Overview
Direct Answer
Agent chaining is an architectural pattern in which multiple specialised AI agents are orchestrated to execute sequentially, with each agent's output serving as direct input to the next stage, creating deterministic workflows for complex problem-solving. This differs from single-agent systems by decomposing tasks into discrete, modular steps executed by agents optimised for specific domains or functions.
How It Works
In a chaining architecture, an orchestrator manages task routing and state propagation between agents.

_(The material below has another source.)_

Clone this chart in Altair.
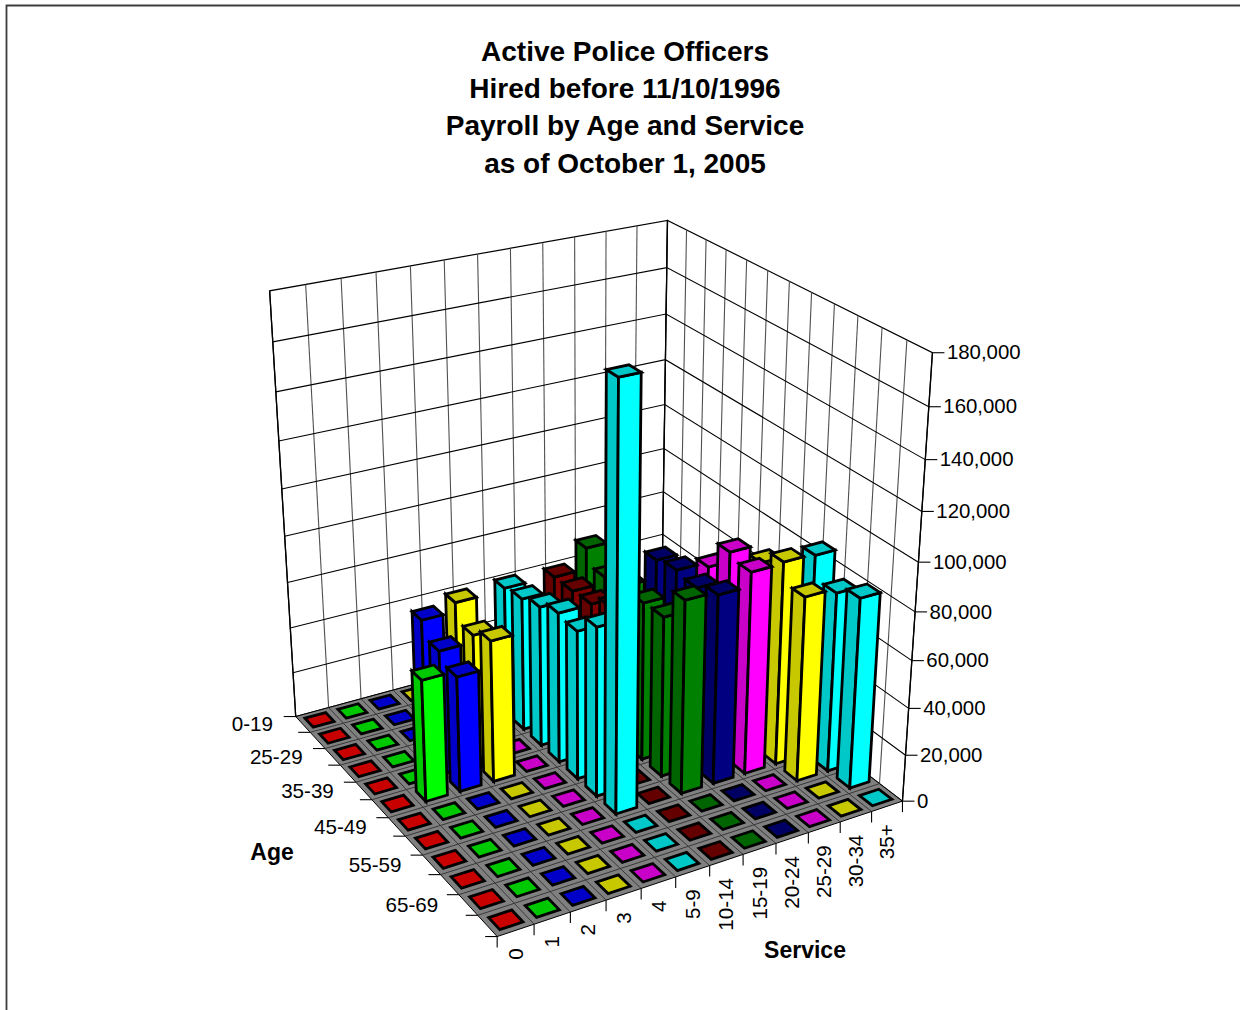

Agent A completes its designated function and passes structured output to Agent B, which validates, transforms, or extends the result before forwarding to Agent C. Control flow is typically linear or conditionally branched, with each step waiting for completion before advancing, ensuring dependencies are resolved and data integrity is maintained across stages.
Why It Matters
Organisations deploy this pattern to reduce latency and error rates in knowledge-intensive workflows by leveraging specialised capabilities—legal review agents, data validation agents, and synthesis agents working in tandem. Chaining enables explainability and auditability by creating clear handoff points, critical for regulated industries, whilst distributing computational load and improving failure isolation compared to monolithic agent designs.
Common Applications
Document processing pipelines extract information, validate compliance, and generate summaries sequentially. Research workflows combine information retrieval, synthesis, and fact-checking stages. Customer support systems route inquiries through intent classification, knowledge retrieval, and response generation agents. Software development workflows employ chaining for requirements analysis, code generation, testing, and documentation stages.
Key Considerations
Latency compounds across stages, potentially making chaining unsuitable for real-time applications. Error propagation can cascade; failures in early agents compromise downstream execution, necessitating robust exception handling and rollback mechanisms. State management complexity increases with chain length, requiring careful schema definition at handoff points.